DEVOLVA-ME

Vocês devem ter lido uma crônica do Luís Fernando Veríssimo sobre um escritor abilolado, que entra em crise e resolve recolher todos os exemplares do livro que escreveu, inclusive assassinando aqueles compradores que não queriam devolver. Não lembro precisamente da história, mas é engraçada e mostra esse lado meio descompensado do escritor, que renega a obra e não quer deixar vestígios do desatino ou da infelicidade que um dia cometeu. Ou também por não mais desejar andar nu por aí, sujeito à devassa de qualquer um. É claro que isto é caso apenas pra quem não faz produção em massa, imaginem o Paulo Coelho nesta missão.

Pois bem, lembrei do texto porque, há algum um tempo, comprei pela internet um dos raros exemplares perdidos por aí do meu primeiro livro de crônicas, de

1998, “Brumas de Xangri-lá”, solitário e deprimido numa estante qualquer de livraria.

Na verdade, acho que o livro é bem razoável e conta histórias pessoais interessantes; não consigo imaginá-lo rejeitado e mofando numa prateleira de sebo, ao apetite voraz das traças. Este exemplar, para minha surpresa e decepção com a espécie humana, chegou-me devidamente autografado pelo autor, isto é, por mim mesmo, sinal inequívoco de dupla rejeição. Acho uma barbaridade vender de balaio, a preço de banana, um livro escrito com tanta empolgação, ainda mais autografado. Creio que uma dileta amiga faleceu e o parente ingrato resolveu livrar-se da tralha, inclusive uma parte de mim, que seguiu de roldão no espólio liquidado. Deve ter vendido a metro ou por quilo, por trocados.

Poderia ter sido tomado pelo espírito assassino do personagem do Veríssimo, neste caso, convenhamos, com toda razão, mas banquei o filósofo e assimilei a horrenda desfeita. Também através do Google, descobri num certo sebo que o livreto intitulado “Poesias”, de 1981, edição particular, portanto, sem editora e sem valor comercial, também se encontrava à venda por uma pechincha. Neste caso, só pode tratar-se de brutal desinteresse de antiga amiga, a quem, possivelmente, dediquei-o com a mais cálida das intenções. Bola fora.

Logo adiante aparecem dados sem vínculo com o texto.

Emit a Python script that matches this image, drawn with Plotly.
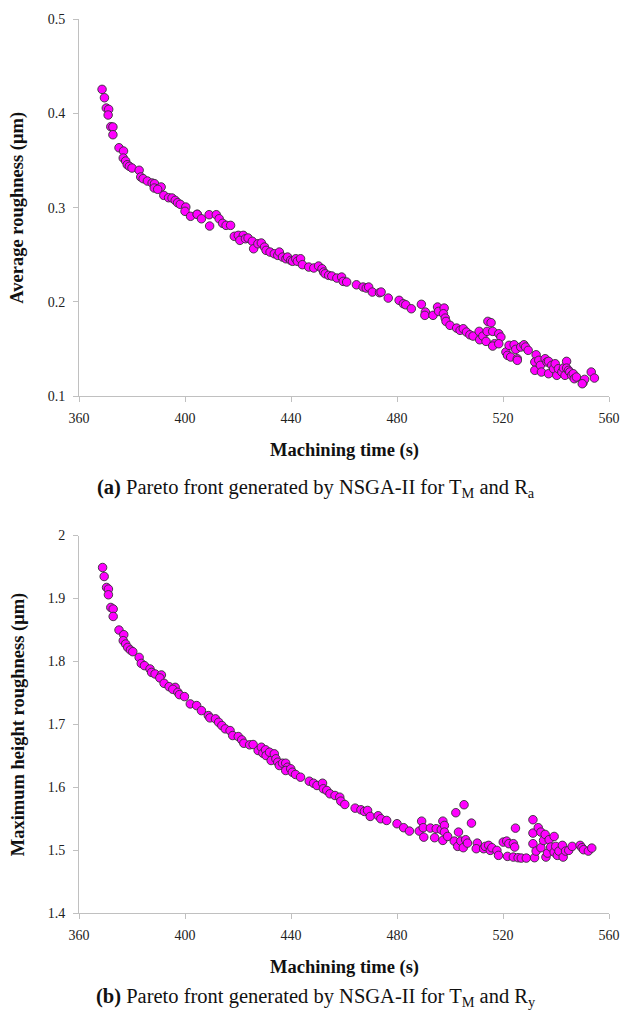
import plotly.graph_objects as go

# ---------------- data (a): machining time vs average roughness ----------------
ra_time = [368.7, 369.6, 370.3, 371.2, 371.0, 372.0, 372.8, 372.8, 375.1, 376.8, 376.7, 377.6,
           378.2, 379.0, 380.0, 382.7, 383.3, 384.2, 385.8, 387.6, 388.5, 388.4, 391.0, 389.7,
           392.0, 393.8, 395.1, 396.3, 397.2, 398.2, 400.3, 400.0, 402.1, 404.6, 404.6, 406.2,
           409.1, 409.3, 411.8, 412.9, 414.2, 415.5, 417.2, 418.6, 420.1, 422.0, 420.7, 422.8,
           423.8, 425.4, 425.9, 427.5, 428.8, 430.0, 430.6, 432.1, 433.7, 435.0, 435.6, 436.8,
           438.1, 438.7, 439.9, 440.6, 441.8, 442.4, 443.6, 444.3, 446.7, 448.6, 450.4, 451.7,
           452.3, 452.9, 454.2, 455.4, 457.3, 459.1, 459.7, 461.0, 464.7, 467.2, 468.4, 469.3,
           470.7, 473.4, 474.0, 476.7,
           480.8, 482.4, 483.3, 485.4, 489.2, 490.7, 490.5, 493.6, 495.3, 495.7, 497.8, 497.5,
           498.2, 498.5, 500.0, 502.5, 503.8, 505.0, 506.2, 507.5, 508.7, 511.0, 511.2, 512.4,
           513.6, 514.3, 515.5, 514.0, 516.1, 516.8, 516.1, 518.4, 519.2, 518.4, 521.1, 522.3,
           521.7, 522.9, 524.2, 524.8, 525.4, 525.4, 526.7, 527.9, 528.5, 529.5, 532.5, 532.0,
           532.0, 533.5, 534.1, 534.5, 535.9, 536.6, 537.2, 537.2, 538.4, 539.1, 539.7, 540.3,
           540.9, 542.2, 542.8, 543.4, 544.0, 544.0, 544.7, 545.2, 545.9, 546.5, 546.9, 547.7,
           550.2, 550.8, 553.3, 554.5, 549.9]
ra_value = [0.4254, 0.4165, 0.4056, 0.4042, 0.3982, 0.3858, 0.3855, 0.3773, 0.3635, 0.3600, 0.3526, 0.3494,
            0.3455, 0.3438, 0.3420, 0.3396, 0.3325, 0.3307, 0.3282, 0.3261, 0.3254, 0.3208, 0.3219, 0.3194,
            0.3130, 0.3105, 0.3102, 0.3077, 0.3052, 0.3035, 0.3006, 0.2961, 0.2908, 0.2929, 0.2929, 0.2882,
            0.2925, 0.2805, 0.2925, 0.2882, 0.2834, 0.2812, 0.2812, 0.2696, 0.2706, 0.2706, 0.2653, 0.2670,
            0.2678, 0.2643, 0.2564, 0.2617, 0.2625, 0.2582, 0.2547, 0.2529, 0.2511, 0.2494, 0.2529, 0.2476,
            0.2458, 0.2476, 0.2441, 0.2431, 0.2458, 0.2431, 0.2458, 0.2395, 0.2370, 0.2360, 0.2381, 0.2352,
            0.2317, 0.2299, 0.2282, 0.2275, 0.2253, 0.2264, 0.2218, 0.2211, 0.2182, 0.2158, 0.2147, 0.2158,
            0.2105, 0.2098, 0.2105, 0.2041,
            0.2017, 0.1981, 0.1970, 0.1928, 0.1975, 0.1893, 0.1858, 0.1858, 0.1946, 0.1900, 0.1935, 0.1875,
            0.1829, 0.1794, 0.1752, 0.1723, 0.1699, 0.1716, 0.1681, 0.1652, 0.1638, 0.1688, 0.1599, 0.1638,
            0.1582, 0.1794, 0.1780, 0.1688, 0.1688, 0.1557, 0.1532, 0.1663, 0.1628, 0.1557, 0.1469, 0.1540,
            0.1434, 0.1416, 0.1546, 0.1497, 0.1398, 0.1381, 0.1522, 0.1546, 0.1522, 0.1487, 0.1440, 0.1363,
            0.1275, 0.1381, 0.1328, 0.1257, 0.1398, 0.1363, 0.1370, 0.1239, 0.1328, 0.1292, 0.1345, 0.1222,
            0.1292, 0.1257, 0.1299, 0.1222, 0.1370, 0.1299, 0.1275, 0.1257, 0.1222, 0.1239, 0.1186, 0.1204,
            0.1143, 0.1179, 0.1257, 0.1193, 0.1133]

# ---------------- data (b): machining time vs maximum height roughness ----------------
ry_time = [368.9, 369.5, 370.4, 371.1, 371.1, 372.0, 372.9, 372.9, 375.1, 376.9, 376.7, 377.6,
           378.4, 379.4, 380.3, 382.7, 383.5, 384.7, 386.8, 387.4, 388.7, 391.1, 390.5, 392.1,
           394.0, 396.3, 395.4, 397.3, 397.9, 399.8, 402.0, 404.4, 406.2, 408.8, 409.4, 411.5,
           412.7, 413.9, 415.2, 417.0, 418.0,
           420.1, 421.4, 422.2, 424.4, 425.7, 427.6, 428.8, 429.4, 430.4, 430.6, 431.9, 432.5,
           433.7, 434.3, 435.0, 435.6, 436.8, 438.0, 438.7, 438.0, 439.9, 440.5, 441.7, 443.6,
           446.9, 448.5, 449.8, 451.9, 452.2, 453.5, 454.7, 456.6, 458.4, 458.8, 460.3, 464.2,
           466.4, 467.7, 468.9, 469.9, 472.9, 473.9, 476.1, 480.0, 482.5, 484.7, 488.4, 489.3,
           490.1, 489.9, 492.6,
           494.2, 494.8, 496.7, 497.3, 497.9, 497.9, 497.3, 499.1, 502.2, 503.2, 501.6, 502.9,
           504.1, 505.3, 505.0, 505.9, 506.6, 508.1, 510.3, 509.9, 512.7, 513.3, 514.6, 515.2,
           515.8, 517.7, 518.3, 520.1, 521.4, 521.7, 522.2, 523.9, 524.4, 523.9, 524.7, 525.7,
           526.9, 528.8, 531.3, 531.3, 531.3, 531.9, 532.5, 533.3, 534.3, 534.3, 535.3, 535.9,
           536.2, 536.8, 537.4, 538.0, 539.3, 539.3, 539.9, 540.5, 541.1, 542.4, 542.7, 543.6,
           544.8, 546.1, 549.1, 549.8, 550.4, 552.2, 553.5]
ry_value = [1.9492, 1.9349, 1.9175, 1.9149, 1.9059, 1.8857, 1.8832, 1.8714, 1.8498, 1.8424, 1.8329, 1.8276,
            1.8222, 1.8181, 1.8154, 1.8063, 1.7968, 1.7932, 1.7879, 1.7825, 1.7800, 1.7784, 1.7737, 1.7651,
            1.7598, 1.7587, 1.7556, 1.7508, 1.7471, 1.7440, 1.7324, 1.7297, 1.7217, 1.7138, 1.7102, 1.7086,
            1.7032, 1.6980, 1.6927, 1.6900, 1.6821,
            1.6805, 1.6752, 1.6698, 1.6673, 1.6678, 1.6583, 1.6635, 1.6540, 1.6594, 1.6503, 1.6556, 1.6424,
            1.6530, 1.6451, 1.6397, 1.6344, 1.6381, 1.6381, 1.6317, 1.6265, 1.6292, 1.6238, 1.6202, 1.6159,
            1.6095, 1.6063, 1.6027, 1.6063, 1.5975, 1.5948, 1.5895, 1.5868, 1.5841, 1.5778, 1.5725, 1.5667,
            1.5641, 1.5614, 1.5630, 1.5535, 1.5546, 1.5498, 1.5471, 1.5419, 1.5356, 1.5302, 1.5302, 1.5460,
            1.5206, 1.5356, 1.5350,
            1.5197, 1.5340, 1.5324, 1.5460, 1.5392, 1.5286, 1.5154, 1.5217, 1.5594, 1.5286, 1.5143, 1.5059,
            1.5143, 1.5721, 1.5038, 1.5165, 1.5111, 1.5429, 1.5111, 1.5022, 1.5022, 1.5059, 1.5075, 1.4995,
            1.5038, 1.4995, 1.4916, 1.5127, 1.5143, 1.4900, 1.5102, 1.5102, 1.5048, 1.4889, 1.5349, 1.4879,
            1.4873, 1.4873, 1.5483, 1.5270, 1.5102, 1.4879, 1.4984, 1.5356, 1.5038, 1.5286, 1.5154, 1.5249,
            1.4889, 1.4952, 1.5165, 1.5048, 1.5217, 1.4968, 1.5059, 1.4916, 1.4984, 1.5075, 1.4889, 1.4984,
            1.4995, 1.5059, 1.5075, 1.5038, 1.5006, 1.4984, 1.5032]

# ---------------- axis ticks / labels ----------------
x_ticks = [360, 400, 440, 480, 520, 560]
ra_ticks = [0.1, 0.2, 0.3, 0.4, 0.5]
ra_ticktext = ["0.1", "0.2", "0.3", "0.4", "0.5"]
ry_ticks = [1.4, 1.5, 1.6, 1.7, 1.8, 1.9, 2.0]
ry_ticktext = ["1.4", "1.5", "1.6", "1.7", "1.8", "1.9", "2"]

x_title = "Machining time (s)"
ra_title = "Average roughness (μm)"
ry_title = "Maximum height roughness (μm)"
cap_a = "<b>(a)</b> Pareto front generated by NSGA-II for T<sub>M</sub> and R<sub>a</sub>"
cap_b = "<b>(b)</b> Pareto front generated by NSGA-II for T<sub>M</sub> and R<sub>y</sub>"

FONT = "Liberation Serif, Times New Roman, serif"
marker = dict(size=8.5, color="#FF00FF", line=dict(width=0.9, color="#333333"))

fig = go.Figure()
fig.add_trace(go.Scatter(x=ra_time, y=ra_value, mode="markers", marker=marker,
                         xaxis="x", yaxis="y", showlegend=False))
fig.add_trace(go.Scatter(x=ry_time, y=ry_value, mode="markers", marker=marker,
                         xaxis="x2", yaxis="y2", showlegend=False))

axis_common = dict(showgrid=False, zeroline=False, showline=True, linecolor="#c0c0c0",
                   linewidth=1, ticks="outside", ticklen=5, tickcolor="#c0c0c0",
                   tickfont=dict(family=FONT, size=14, color="#222"))

top_dom = [0.578, 1.0]
bot_dom = [0.0, 0.4222]

fig.update_layout(
    width=632, height=1013,
    margin=dict(l=79, r=13, t=17, b=100),
    paper_bgcolor="white", plot_bgcolor="white",
    font=dict(family=FONT, color="#111"),
    xaxis=dict(domain=[0, 1], anchor="y", range=[360, 560], tickvals=x_ticks,
               ticklabelstandoff=4, **axis_common),
    yaxis=dict(domain=top_dom, anchor="x", range=[0.1, 0.5], tickvals=ra_ticks,
               ticktext=ra_ticktext, ticklabelstandoff=5, **axis_common),
    xaxis2=dict(domain=[0, 1], anchor="y2", range=[360, 560], tickvals=x_ticks,
                ticklabelstandoff=4, **axis_common),
    yaxis2=dict(domain=bot_dom, anchor="x2", range=[1.4, 2.0], tickvals=ry_ticks,
                ticktext=ry_ticktext, ticklabelstandoff=5, **axis_common),
)

title_font = dict(family=FONT, size=18.5, color="#111")
cap_font = dict(family=FONT, size=20.5, color="#111")
ann = []
# x-axis titles
ann.append(dict(text="<b>" + x_title + "</b>", xref="paper", yref="paper", x=0.5, y=top_dom[0],
                yshift=-54, showarrow=False, font=title_font, yanchor="middle"))
ann.append(dict(text="<b>" + x_title + "</b>", xref="paper", yref="paper", x=0.5, y=bot_dom[0],
                yshift=-54, showarrow=False, font=title_font, yanchor="middle"))
# y-axis titles
ann.append(dict(text="<b>" + ra_title + "</b>", xref="paper", yref="paper", x=0,
                y=(top_dom[0] + top_dom[1]) / 2, xshift=-61, textangle=-90,
                showarrow=False, font=title_font, xanchor="center", yanchor="middle"))
ann.append(dict(text="<b>" + ry_title + "</b>", xref="paper", yref="paper", x=0,
                y=(bot_dom[0] + bot_dom[1]) / 2, xshift=-61, textangle=-90,
                showarrow=False, font=title_font, xanchor="center", yanchor="middle"))
# captions
ann.append(dict(text=cap_a, xref="paper", yref="paper", x=0.5, y=top_dom[0], xshift=-28,
                yshift=-92, showarrow=False, font=cap_font, yanchor="middle"))
ann.append(dict(text=cap_b, xref="paper", yref="paper", x=0.5, y=bot_dom[0], xshift=-28,
                yshift=-84, showarrow=False, font=cap_font, yanchor="middle"))
fig.update_layout(annotations=ann)

# remove the default 8px page margin so the figure sits exactly in the 632x1013 window
fig.write_html("out.html", config={"displayModeBar": False},
               post_script="document.body.style.margin='0';")
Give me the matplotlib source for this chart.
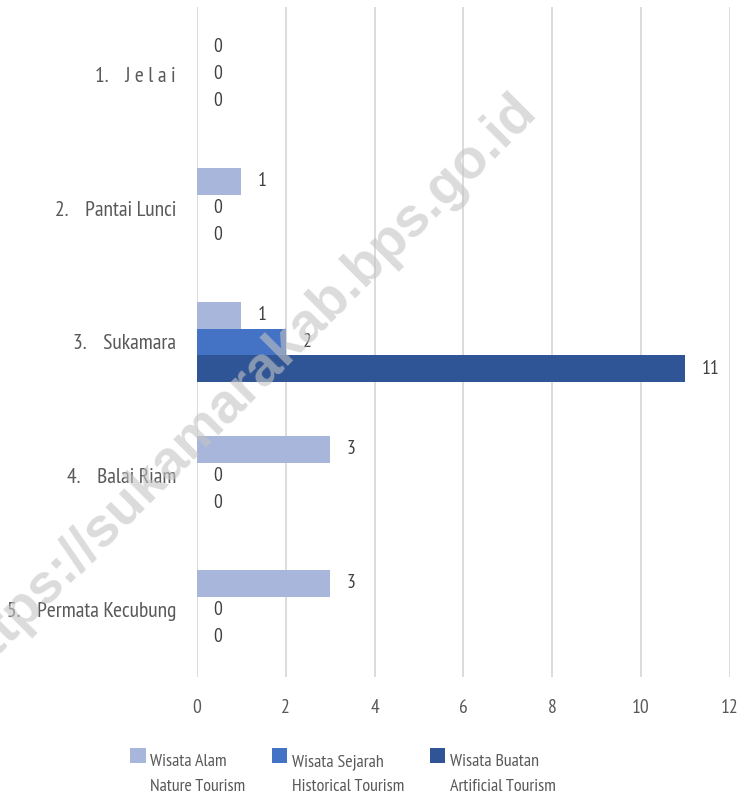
import matplotlib
matplotlib.use("Agg")
import matplotlib.pyplot as plt
import numpy as np

categories = ["1.    J e l a i", "2.    Pantai Lunci", "3.    Sukamara", "4.    Balai Riam", "5.    Permata Kecubung"]
series_names = ["Wisata Alam\nNature Tourism", "Wisata Sejarah\nHistorical Tourism", "Wisata Buatan\nArtificial Tourism"]
alam = [0, 1, 1, 3, 3]
sejarah = [0, 0, 2, 0, 0]
buatan = [0, 0, 11, 0, 0]
xticks = [0, 2, 4, 6, 8, 10, 12]

colors = ["#a9b6db", "#4472c4", "#2f5597"]
FONT = ["PT Sans Narrow", "Roboto Condensed", "Fira Sans Condensed", "DejaVu Sans"]
plt.rcParams["font.family"] = FONT
FS = 14

fig = plt.figure(figsize=(7.41, 7.97), dpi=100)
ax = fig.add_axes([0.2658, 0.1506, 0.7190, 0.8406])

y = np.arange(len(categories))
h = 0.2
for i, (vals, col, name) in enumerate(zip([alam, sejarah, buatan], colors, series_names)):
    bars = ax.barh(y + (i - 1) * h, vals, height=h, color=col, label=name, zorder=2)
    for b, v in zip(bars, vals):
        ax.annotate(str(v), (b.get_width(), b.get_y() + b.get_height() / 2),
                    xytext=(12, 0), textcoords="offset points", ha="left", va="center",
                    fontsize=FS, color="#404040", zorder=3)

ax.set_xlim(0, 12)
ax.set_ylim(len(categories) - 0.5, -0.5)
ax.set_xticks(xticks)
ax.set_xticklabels([str(t) for t in xticks])
ax.set_yticks(y)
ax.set_yticklabels(categories)
ax.tick_params(axis="x", length=0, pad=16, labelsize=FS, labelcolor="#595959")
ax.tick_params(axis="y", length=0, pad=15, labelsize=15.5, labelcolor="#595959")
ax.grid(axis="x", color="#d9d9d9", linewidth=1.3, zorder=0)
ax.set_axisbelow(True)
for s in ax.spines.values():
    s.set_visible(False)

leg = fig.legend(loc="center", bbox_to_anchor=(0.463, 0.028), ncol=3, frameon=False,
                 fontsize=13, handlelength=0.85, handleheight=0.85, handletextpad=0.25,
                 columnspacing=1.45, labelspacing=0.2)
for t in leg.get_texts():
    t.set_color("#595959")
    t.set_linespacing(1.8)
for p in leg.legend_handles:
    p.set_y(p.get_y() + 13.5)

fig.text(0.33, 0.515, "https://sukamarakab.bps.go.id", rotation=45, ha="center", va="center",
         fontsize=40, fontweight="bold", color="#c4c4c4", alpha=0.6,
         family=["Liberation Sans", "DejaVu Sans"], zorder=10)

fig.savefig("out.png", dpi=100)
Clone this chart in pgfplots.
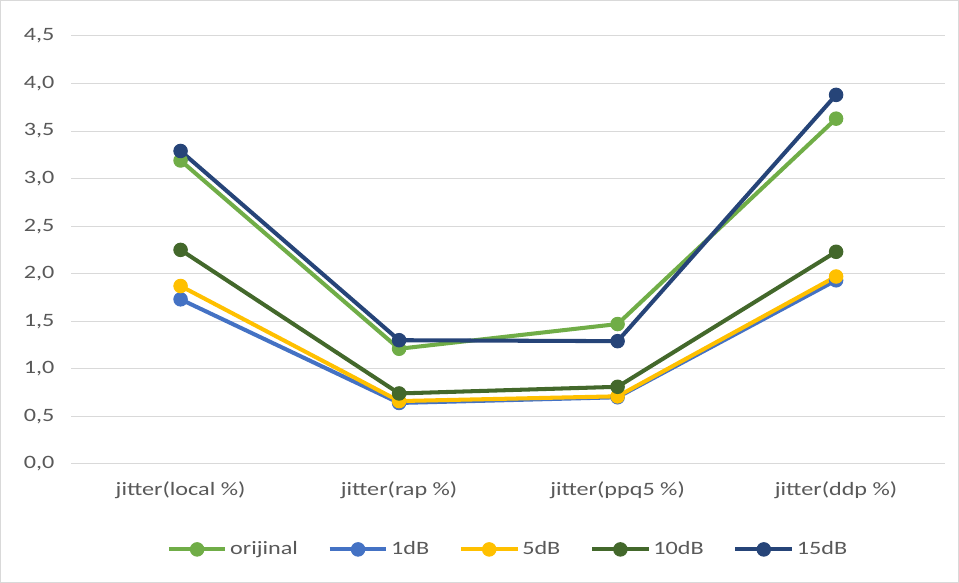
\documentclass[border=0pt]{standalone}
\usepackage{pgfplots}
\pgfplotsset{compat=1.18}
\usepackage{fontspec}
\setmainfont{Carlito}[FakeStretch=1.28]
\definecolor{cOri}{HTML}{70AD47}
\definecolor{c1}{HTML}{4472C4}
\definecolor{c5}{HTML}{FFC000}
\definecolor{c10}{HTML}{43682B}
\definecolor{c15}{HTML}{264478}
\definecolor{txt}{HTML}{595959}
\definecolor{gridc}{HTML}{D9D9D9}
\begin{document}
\begin{tikzpicture}
% outer chart frame (1px = 0.75pt)
\draw[gridc, line width=0.75pt] (5.25pt,2.25pt) rectangle (715.5pt,433.5pt);
\begin{axis}[
  at={(57.75pt,90pt)}, anchor=south west,
  scale only axis, width=648pt, height=317.25pt,
  xmin=-0.5, xmax=3.5, ymin=0, ymax=4.5,
  xtick={0,1,2,3},
  xticklabels={jitter(local \%),jitter(rap \%),jitter(ppq5 \%),jitter(ddp \%)},
  ytick={0,0.5,...,4.5},
  /pgf/number format/.cd, use comma, fixed, fixed zerofill, precision=1, assume math mode=true,
  /pgfplots/.cd,
  axis line style={draw=none},
  tick style={draw=none},
  xmajorgrids=false, ymajorgrids=true,
  grid style={gridc, line width=0.75pt},
  ticklabel style={font=\fontsize{14pt}{16pt}\selectfont, text=txt},
  yticklabel style={xshift=-9pt},
  xticklabel style={yshift=-10pt},
  every axis plot/.append style={line width=3pt, mark=*, mark size=5pt,
    mark options={line width=0.75pt}},
  legend columns=5,
  legend style={at={(0.5,-0.2)}, anchor=center, draw=none, fill=none,
    font=\fontsize{14pt}{16pt}\selectfont, text=txt,
    /tikz/every even column/.append style={column sep=20pt}},
  legend image code/.code={
    \draw[#1, mark repeat=2, mark phase=2] plot coordinates {(0pt,0pt) (21pt,0pt) (42pt,0pt)};},
]
\addplot[color=cOri] coordinates {(0,3.19) (1,1.21) (2,1.47) (3,3.63)};
\addlegendentry{orijinal}
\addplot[color=c1] coordinates {(0,1.73) (1,0.64) (2,0.70) (3,1.93)};
\addlegendentry{1dB}
\addplot[color=c5] coordinates {(0,1.87) (1,0.66) (2,0.71) (3,1.97)};
\addlegendentry{5dB}
\addplot[color=c10] coordinates {(0,2.25) (1,0.74) (2,0.81) (3,2.23)};
\addlegendentry{10dB}
\addplot[color=c15] coordinates {(0,3.29) (1,1.30) (2,1.29) (3,3.88)};
\addlegendentry{15dB}
\end{axis}
\end{tikzpicture}
\end{document}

É claro que irei comprá-lo e também é claro que dessa eventual amizade nada restou: crueldades do tempo. Sei que isto acontece com todos os livros e autores, mas confesso que não é bom, é brochante. Entendo bem, portanto, o personagem da ficção do Veríssimo: melhor eliminar o proprietário insensível e relapso do que se ver, mais tarde, lançado como refugo em feira de arrabalde ou num brechó literário. Se não gostarem de meu texto ou se ele estiver vencido, aceito devolução e assinalo: pago o preço de custo com correção monetária. E ainda dou um abraço. Agora, escrever livro é tarefa pra gigante. No início, até pode parecer estimulante e fácil, mas, depois, é como bebedeira, um trago após outro para rebater a ressaca, só contabilizando as festas, nunca os tombos que o borracho leva.